Day 76 – December 15th – Abnormal Mondays

Instead of class today, we had another practice day, a trip to Tesco in the afternoon and then a chamber rehearsal in the evening. I’m rather glad of the extra day – I’m feeling about as confident as I’m going to with all my various studies for tomorrow, and looking forward to the concert.

Following my chat with Trevor on Friday, I’ve thrown myself into all the technical work with renewed determination, and was particularly happy with Reichert No. 2 this morning. Taffanel and Gaubert-style scales (from memory) are feeling good in major, but I still keep second guessing myself in the minor keys and then falling apart. I good proof of how much I’ve improved in the last ten weeks though was that I played the Pinkie Polka at crotchet = 80. I haven’t touched it for a couple of weeks now, but wanted to see where I was at, and rather surprised myself! The first metronome marking I’ve got down on the page is crotchet = 56, so it’s been quite a good step up.

Lesson: Remember the bigger picture as well as the day-to-day.

Our flute history paper is due tomorrow, and I’m rather glad – I need to stop proofreading it and move on to other things! At this rate I’ll probably launch straight from this one into the 1700-onward paper due in March!

Day 71 – December 10th – Bach and bunnies

After my relatively slim practice yesterday I had a really productive day today. Though none of the warm-up exercises were exactly easy, that was because I was trying to push myself and play things that I couldn’t do rather than those I could. I’ve been practising Reichert No. 2 with either the first or second set of semiquavers in each bar at double speed, in the hope of convincing my fingers and brain that I know it and not to worry so much. So far it seems to be working, at least in the practice room.
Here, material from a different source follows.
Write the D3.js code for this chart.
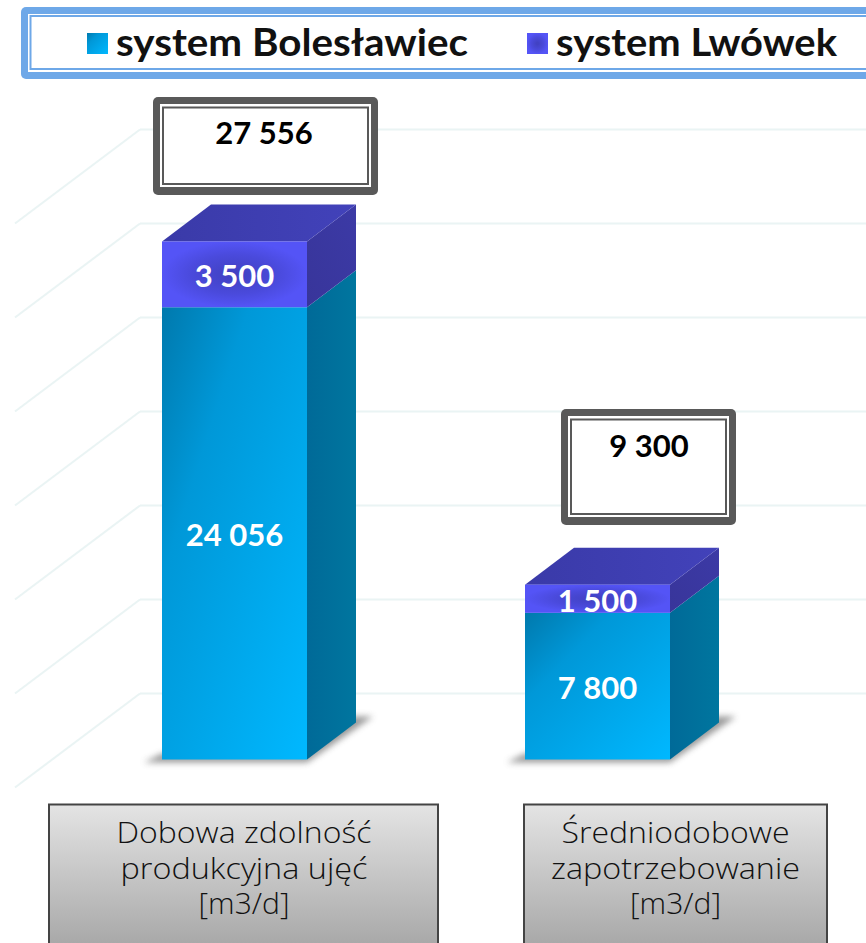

I chatted with my little sister this morning and was introduced to her two gorgeous new rabbits – Rory and Danny. It rather makes me miss Horace from the weekend before last!

Tomorrow we have a masterclass with Rachel Brown, who is a flute and traverso player well-known in particular for her performance of Baroque works. I’m playing the C.P.E. Bach (originally thought to be J.S.) Sonata in Eb major. It’s been an interesting piece to prepare in that the notes themselves aren’t that hard but I still don’t feel terribly comfortable leaping into Baroque music from a stylistic point of view. Hopefully I’ve done a good job with this one – it’s really a trio sonata as the right hand part of the harpsichord is very important, and I’ve really tried to think of the way the flute fits into the ensemble.

Out walk tonight was cold and blustery, but I couldn’t take my eyes off the moon. A few nights past full, it sat fat and low in the sky with waxy, yellow glow. It felt like the setting for some Gothic novel!